COLLECTED MATERIAL:
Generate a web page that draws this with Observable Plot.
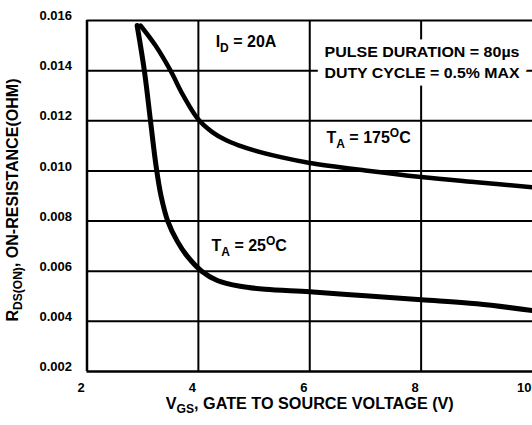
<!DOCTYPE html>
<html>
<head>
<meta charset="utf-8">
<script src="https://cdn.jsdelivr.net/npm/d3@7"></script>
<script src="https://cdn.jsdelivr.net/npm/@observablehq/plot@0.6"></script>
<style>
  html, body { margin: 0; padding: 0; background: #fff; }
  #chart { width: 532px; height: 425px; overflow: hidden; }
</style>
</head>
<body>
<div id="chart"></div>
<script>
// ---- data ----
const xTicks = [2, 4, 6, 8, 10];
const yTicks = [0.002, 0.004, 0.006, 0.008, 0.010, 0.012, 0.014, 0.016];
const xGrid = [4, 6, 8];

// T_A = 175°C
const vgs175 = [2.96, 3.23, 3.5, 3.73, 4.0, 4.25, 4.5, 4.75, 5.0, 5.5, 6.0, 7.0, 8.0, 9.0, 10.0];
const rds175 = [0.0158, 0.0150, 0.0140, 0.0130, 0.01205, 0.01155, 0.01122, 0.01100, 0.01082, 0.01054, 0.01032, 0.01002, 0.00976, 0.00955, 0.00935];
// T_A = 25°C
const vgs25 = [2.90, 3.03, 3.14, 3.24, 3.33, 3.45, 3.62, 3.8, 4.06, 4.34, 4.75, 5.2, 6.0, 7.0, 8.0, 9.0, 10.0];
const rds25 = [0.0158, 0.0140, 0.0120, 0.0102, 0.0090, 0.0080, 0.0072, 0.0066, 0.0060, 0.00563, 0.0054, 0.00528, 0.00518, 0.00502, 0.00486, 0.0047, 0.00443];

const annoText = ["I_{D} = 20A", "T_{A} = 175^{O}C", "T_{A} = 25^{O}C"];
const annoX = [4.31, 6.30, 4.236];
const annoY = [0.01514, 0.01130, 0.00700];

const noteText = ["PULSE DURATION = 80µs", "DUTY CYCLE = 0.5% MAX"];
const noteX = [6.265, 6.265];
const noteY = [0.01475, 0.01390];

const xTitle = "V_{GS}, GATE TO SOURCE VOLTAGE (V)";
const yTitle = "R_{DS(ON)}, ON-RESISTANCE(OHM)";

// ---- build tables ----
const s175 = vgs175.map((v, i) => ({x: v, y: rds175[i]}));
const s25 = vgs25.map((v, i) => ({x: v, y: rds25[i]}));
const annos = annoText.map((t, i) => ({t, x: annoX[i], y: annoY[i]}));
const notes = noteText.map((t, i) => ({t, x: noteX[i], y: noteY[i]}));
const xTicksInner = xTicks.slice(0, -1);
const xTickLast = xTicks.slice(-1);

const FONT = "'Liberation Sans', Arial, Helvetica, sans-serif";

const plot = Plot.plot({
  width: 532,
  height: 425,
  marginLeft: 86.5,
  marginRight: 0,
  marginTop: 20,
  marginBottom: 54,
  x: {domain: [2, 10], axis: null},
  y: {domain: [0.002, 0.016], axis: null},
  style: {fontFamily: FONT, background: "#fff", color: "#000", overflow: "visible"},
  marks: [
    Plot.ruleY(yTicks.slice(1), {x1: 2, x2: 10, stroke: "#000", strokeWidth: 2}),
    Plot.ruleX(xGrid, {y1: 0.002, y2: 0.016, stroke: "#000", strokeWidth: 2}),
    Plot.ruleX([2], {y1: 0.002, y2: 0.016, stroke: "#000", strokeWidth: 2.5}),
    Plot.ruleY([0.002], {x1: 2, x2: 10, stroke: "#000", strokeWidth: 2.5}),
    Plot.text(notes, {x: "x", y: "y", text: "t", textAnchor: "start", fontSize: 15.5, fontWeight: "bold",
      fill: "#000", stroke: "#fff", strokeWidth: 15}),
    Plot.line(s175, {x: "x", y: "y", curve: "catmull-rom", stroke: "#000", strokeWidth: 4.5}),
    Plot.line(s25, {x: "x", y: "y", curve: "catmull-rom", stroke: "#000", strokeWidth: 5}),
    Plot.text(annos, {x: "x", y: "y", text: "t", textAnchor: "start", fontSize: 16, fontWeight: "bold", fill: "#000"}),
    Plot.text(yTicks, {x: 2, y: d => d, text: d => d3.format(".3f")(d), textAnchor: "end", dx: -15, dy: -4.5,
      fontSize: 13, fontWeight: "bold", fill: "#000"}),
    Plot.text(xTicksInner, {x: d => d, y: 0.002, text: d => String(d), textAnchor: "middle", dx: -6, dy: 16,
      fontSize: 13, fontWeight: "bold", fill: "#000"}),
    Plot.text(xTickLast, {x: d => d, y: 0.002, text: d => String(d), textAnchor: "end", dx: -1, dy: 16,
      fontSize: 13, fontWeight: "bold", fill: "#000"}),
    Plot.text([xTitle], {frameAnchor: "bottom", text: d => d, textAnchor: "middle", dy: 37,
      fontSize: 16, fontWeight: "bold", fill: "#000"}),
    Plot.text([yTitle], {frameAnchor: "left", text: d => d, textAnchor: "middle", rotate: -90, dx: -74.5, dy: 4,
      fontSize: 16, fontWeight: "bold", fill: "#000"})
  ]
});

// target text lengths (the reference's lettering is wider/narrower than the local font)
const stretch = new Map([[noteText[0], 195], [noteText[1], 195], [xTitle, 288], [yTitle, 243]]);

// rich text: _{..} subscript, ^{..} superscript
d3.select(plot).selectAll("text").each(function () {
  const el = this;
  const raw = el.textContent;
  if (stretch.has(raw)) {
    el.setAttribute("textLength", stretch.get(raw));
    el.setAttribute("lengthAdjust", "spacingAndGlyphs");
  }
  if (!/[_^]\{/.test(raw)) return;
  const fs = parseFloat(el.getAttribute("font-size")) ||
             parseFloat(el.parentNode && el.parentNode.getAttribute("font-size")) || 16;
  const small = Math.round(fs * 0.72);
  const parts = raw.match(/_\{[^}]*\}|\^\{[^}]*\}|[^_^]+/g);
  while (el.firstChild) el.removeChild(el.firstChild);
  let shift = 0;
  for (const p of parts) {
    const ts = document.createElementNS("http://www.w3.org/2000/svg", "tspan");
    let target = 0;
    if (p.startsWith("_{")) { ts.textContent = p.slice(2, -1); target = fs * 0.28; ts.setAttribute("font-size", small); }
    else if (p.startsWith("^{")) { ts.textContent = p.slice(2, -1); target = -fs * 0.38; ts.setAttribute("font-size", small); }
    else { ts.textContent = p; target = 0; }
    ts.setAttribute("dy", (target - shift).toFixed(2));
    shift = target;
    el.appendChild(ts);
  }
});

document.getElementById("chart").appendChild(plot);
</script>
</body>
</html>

TASK BRIEF:
Go from the first line of the data above to the line containing "const xGrid = [4, 6, 8];" and retype exactly those lines, both included, but none of the pictures.

ANSWER:
Generate a web page that draws this with Observable Plot.
<!DOCTYPE html>
<html>
<head>
<meta charset="utf-8">
<script src="https://cdn.jsdelivr.net/npm/d3@7"></script>
<script src="https://cdn.jsdelivr.net/npm/@observablehq/plot@0.6"></script>
<style>
  html, body { margin: 0; padding: 0; background: #fff; }
  #chart { width: 532px; height: 425px; overflow: hidden; }
</style>
</head>
<body>
<div id="chart"></div>
<script>
// ---- data ----
const xTicks = [2, 4, 6, 8, 10];
const yTicks = [0.002, 0.004, 0.006, 0.008, 0.010, 0.012, 0.014, 0.016];
const xGrid = [4, 6, 8];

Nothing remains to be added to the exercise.